While this is not a surprise to anyone, what may be a surprise is the fact that oil and gas stocks have not kept pace with these gains — not even close.
As oil maintains these trading levels, and the longer it is maintained, the more certain it is that oil and gas stocks will follow suit.
Let’s look at two oil and gas stocks, Crescent Point Energy Corp. (TSX:CPG)(NYSE:CPG) and Baytex Energy Corp. (TSX:BTE)(NYSE:BTE), which are still hovering around their lows, despite the rally in the oil price.
With 90% of its production being oil, Crescent Point is exposed to the price of oil in a big way. Yet despite the sharp rise in oil prices, the stock is 30% lower than one year ago, leaving us to question the reasoning behind this.
Crescent Point has an enviable resource base. The company has exposure to large resource plays in lucrative plays, such as the Bakken, that have low-risk development opportunities with strong economics.
But this is where the good news ends. Over the last 10 years, the company has a history of issuing equity to make acquisitions and grow production, effectively diluting shareholders in the process.

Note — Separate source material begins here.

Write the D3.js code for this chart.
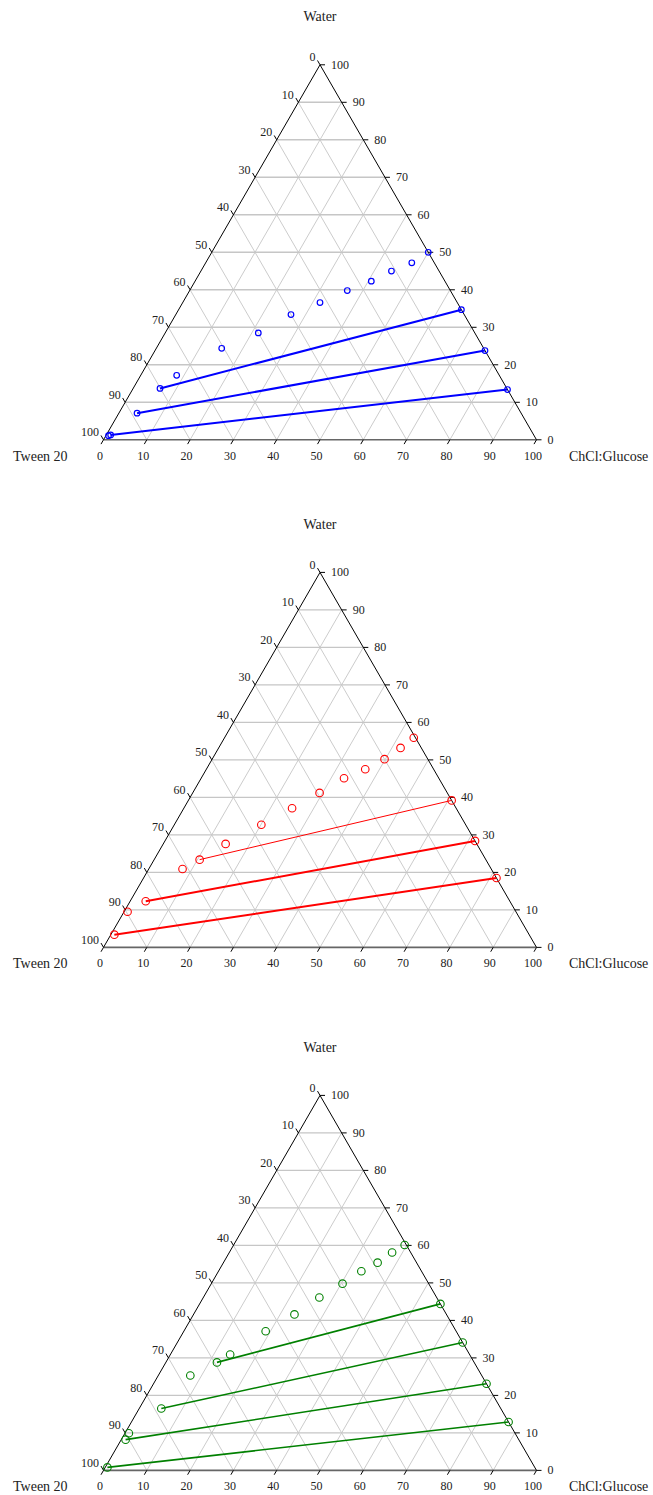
<!DOCTYPE html>
<html>
<head>
<meta charset="utf-8">
<script src="https://cdn.jsdelivr.net/npm/d3@7/dist/d3.min.js"></script>
<style>
  html, body { margin: 0; padding: 0; background: #fff; }
  svg { display: block; }
  text { font-family: "Liberation Serif", "DejaVu Serif", serif; fill: #222; }
</style>
</head>
<body>
<svg id="chart" width="653" height="1495"></svg>
<script>
// ---------- DATA (percent) ----------
const tickValues = [0, 10, 20, 30, 40, 50, 60, 70, 80, 90, 100];
const axisTitles = { top: "Water", left: "Tween 20", right: "ChCl:Glucose" };

// Plot 1 (blue) binodal points
const blueTween = [0, 5.2, 11, 17, 23.8, 31.7, 40, 50, 60.5, 74.5, 80.1, 88.7, 97.7, 98.3];
const blueChCl  = [50, 47.6, 44, 40.7, 36.4, 31.7, 26.6, 21.5, 15.1, 8.3, 6.2, 4.2, 1.0, 0.6];
const blueWater = [50, 47.2, 45, 42.3, 39.8, 36.6, 33.4, 28.5, 24.4, 17.2, 13.7, 7.1, 1.3, 1.1];
// Plot 1 tie-line ends (top phase on Water–ChCl side)
const blueTieTopTween = [0, 0, 0];
const blueTieTopChCl  = [65.3, 76.2, 86.6];
const blueTieTopWater = [34.7, 23.8, 13.4];
const blueTieBottomIndex = [10, 11, 12];
const blueTieWidth = [2, 2, 2];

// Plot 2 (red)
const redTween = [0.4, 4.8, 10.0, 15.8, 21.9, 29.5, 37.9, 47.2, 58.0, 66.1, 71.3, 84.1, 89.7, 95.8];
const redChCl  = [43.7, 42.0, 39.8, 36.7, 33.0, 29.3, 25.0, 20.1, 14.4, 10.5, 7.8, 3.6, 0.8, 0.8];
const redWater = [55.9, 53.2, 50.2, 47.5, 45.1, 41.2, 37.1, 32.7, 27.6, 23.4, 20.9, 12.3, 9.5, 3.4];
const redTieTopTween = [0, 0, 0];
const redTieTopChCl  = [60.8, 71.6, 81.5];
const redTieTopWater = [39.2, 28.4, 18.5];
const redTieBottomIndex = [9, 11, 13];
const redTieWidth = [1, 2, 2];

// Plot 3 (green)
const greenTween = [0.4, 4.3, 9.0, 13.9, 19.9, 27.1, 35.1, 44.0, 55.3, 59.4, 67.3, 78.4, 89.2, 90.8, 98.7];
const greenChCl  = [39.5, 37.6, 35.6, 33.0, 30.3, 26.8, 23.3, 18.9, 13.8, 11.8, 7.4, 5.1, 0.9, 1.0, 0.5];
const greenWater = [60.1, 58.1, 55.4, 53.1, 49.8, 46.1, 41.6, 37.1, 30.9, 28.8, 25.3, 16.5, 9.9, 8.2, 0.8];
const greenTieTopTween = [0, 0, 0, 0];
const greenTieTopChCl  = [55.6, 65.9, 76.9, 87.1];
const greenTieTopWater = [44.4, 34.1, 23.1, 12.9];
const greenTieBottomIndex = [9, 11, 13, 14];
const greenTieWidth = [1.6, 1.6, 1.6, 1.6];

// ---------- LAYOUT ----------
const svg = d3.select("#chart");
const left = 103.5, right = 536.5;
const side = right - left;
const height = side * Math.sqrt(3) / 2;

const panels = [
  { apexY: 64.8, color: "#0000ff", r: 2.8, sw: 1.2,
    tween: blueTween, chcl: blueChCl, water: blueWater,
    tt: blueTieTopTween, tc: blueTieTopChCl, tw: blueTieTopWater, ti: blueTieBottomIndex, tws: blueTieWidth },
  { apexY: 572.4, color: "#ff0000", r: 3.8, sw: 1.1,
    tween: redTween, chcl: redChCl, water: redWater,
    tt: redTieTopTween, tc: redTieTopChCl, tw: redTieTopWater, ti: redTieBottomIndex, tws: redTieWidth },
  { apexY: 1095.4, color: "#008000", r: 3.8, sw: 1.1,
    tween: greenTween, chcl: greenChCl, water: greenWater,
    tt: greenTieTopTween, tc: greenTieTopChCl, tw: greenTieTopWater, ti: greenTieBottomIndex, tws: greenTieWidth }
];

panels.forEach(p => {
  const base = p.apexY + height;
  const xs = d3.scaleLinear().domain([0, 100]).range([left, right]);
  const ys = d3.scaleLinear().domain([0, 100]).range([base, p.apexY]);
  // ternary -> cartesian (chcl, water)
  const px = (c, w) => xs(c + w / 2);
  const py = (c, w) => ys(w);
  const g = svg.append("g");

  // grid
  const grid = g.append("g");
  tickValues.filter(k => k > 0 && k < 100).forEach(k => {
    // constant ChCl
    grid.append("line")
      .attr("x1", px(k, 0)).attr("y1", py(k, 0))
      .attr("x2", px(k, 100 - k)).attr("y2", py(k, 100 - k))
      .attr("stroke", "#cccccc").attr("stroke-width", 1);
    // constant Tween
    grid.append("line")
      .attr("x1", px(100 - k, 0)).attr("y1", py(100 - k, 0))
      .attr("x2", px(0, 100 - k)).attr("y2", py(0, 100 - k))
      .attr("stroke", "#cccccc").attr("stroke-width", 1);
  });
  tickValues.filter(k => k > 0 && k < 100).forEach(k => {
    // constant Water (horizontal)
    grid.append("line")
      .attr("x1", px(0, k)).attr("y1", py(0, k))
      .attr("x2", px(100 - k, k)).attr("y2", py(100 - k, k))
      .attr("stroke", "#c6c6c6").attr("stroke-width", 1.4);
  });

  // triangle sides
  g.append("line")
    .attr("x1", px(0, 0)).attr("y1", py(0, 0))
    .attr("x2", px(100, 0)).attr("y2", py(100, 0))
    .attr("stroke", "#666").attr("stroke-width", 1.6);
  g.append("line")
    .attr("x1", px(0, 0)).attr("y1", py(0, 0))
    .attr("x2", px(0, 100)).attr("y2", py(0, 100))
    .attr("stroke", "#000").attr("stroke-width", 1);
  g.append("line")
    .attr("x1", px(100, 0)).attr("y1", py(100, 0))
    .attr("x2", px(0, 100)).attr("y2", py(0, 100))
    .attr("stroke", "#000").attr("stroke-width", 1);

  const tl = 5;
  const c60 = Math.cos(Math.PI / 3), s60 = Math.sin(Math.PI / 3);
  tickValues.forEach(v => {
    // left axis: Tween = v (0 at apex, 100 at bottom-left)
    let x = px(0, 100 - v), y = py(0, 100 - v);
    g.append("line").attr("x1", x).attr("y1", y)
      .attr("x2", x - tl * c60).attr("y2", y - tl * s60)
      .attr("stroke", "#000").attr("stroke-width", 1);
    g.append("text").attr("x", x - 4.5).attr("y", y - 3.5)
      .attr("text-anchor", "end").attr("font-size", 12).text(v);

    // right axis: Water = v
    x = px(100 - v, v); y = py(100 - v, v);
    g.append("line").attr("x1", x).attr("y1", y)
      .attr("x2", x + tl).attr("y2", y)
      .attr("stroke", "#000").attr("stroke-width", 1);
    g.append("text").attr("x", x + 11).attr("y", y + 4)
      .attr("text-anchor", "start").attr("font-size", 12).text(v);

    // bottom axis: ChCl = v
    x = px(v, 0); y = py(v, 0);
    g.append("line").attr("x1", x).attr("y1", y)
      .attr("x2", x - tl * c60).attr("y2", y + tl * s60)
      .attr("stroke", "#000").attr("stroke-width", 1);
    g.append("text").attr("x", x - 3.5).attr("y", y + 20)
      .attr("text-anchor", "middle").attr("font-size", 12).text(v);
  });

  // titles
  g.append("text").attr("x", px(0, 100)).attr("y", p.apexY - 43.5)
    .attr("text-anchor", "middle").attr("font-size", 14).text(axisTitles.top);
  g.append("text").attr("x", 13).attr("y", base + 21)
    .attr("text-anchor", "start").attr("font-size", 14).text(axisTitles.left);
  g.append("text").attr("x", 569).attr("y", base + 21)
    .attr("text-anchor", "start").attr("font-size", 14).text(axisTitles.right);

  // tie lines
  p.ti.forEach((bi, i) => {
    g.append("line")
      .attr("x1", px(p.chcl[bi], p.water[bi])).attr("y1", py(p.chcl[bi], p.water[bi]))
      .attr("x2", px(p.tc[i], p.tw[i])).attr("y2", py(p.tc[i], p.tw[i]))
      .attr("stroke", p.color).attr("stroke-width", p.tws[i]);
  });

  // points
  const pts = p.water.map((w, i) => ({ c: p.chcl[i], w: w }))
    .concat(p.tw.map((w, i) => ({ c: p.tc[i], w: w })));
  g.selectAll("circle.pt").data(pts).enter().append("circle")
    .attr("class", "pt")
    .attr("cx", d => px(d.c, d.w)).attr("cy", d => py(d.c, d.w))
    .attr("r", p.r).attr("fill", "none")
    .attr("stroke", p.color).attr("stroke-width", p.sw);
});
</script>
</body>
</html>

And now this has all come to a head, as Cation Capital, a private investment firm, is taking action and trying to get four independent candidates on the board of the company to effect changes to the company’s management compensation and strategy from one that is more focused on growing production to one that is more focused on shareholder returns.
Baytex’s stock has been just as disappointing, as the company struggled from excessive debt levels. At one point, it was even questioned whether it could remain as a going concern.
The stock is down 13% in the last year and seems to be recovering off its 2017 lows of below $3.
Debt is still very high at Baytex, but with accelerating free cash flow, this will be improved faster than the market is expecting and certainly faster than what is priced in to the stock.
In the fourth quarter of 2017, Baytex reported adjusted funds flow of $0.45 per share, an increase of 37%. This was driven by a 7% production increase compared to last year and higher prices.
As a reminder, at $50 per barrel, Baytex is free cash flow neutral; at $55 per barrel, Baytex generates incremental free cash flow of $75 million; and oil at $65 per barrel means incremental free cash flow of $175 million.
Oil is currently trading at more than $66 and has been trading above $60 since the beginning of this year.
I think Baytex represents a better buy due to the fact that the company is experiencing operating momentum, and although its debt burden remains high, free cash flow generated will go a long way toward “fixing” this problem.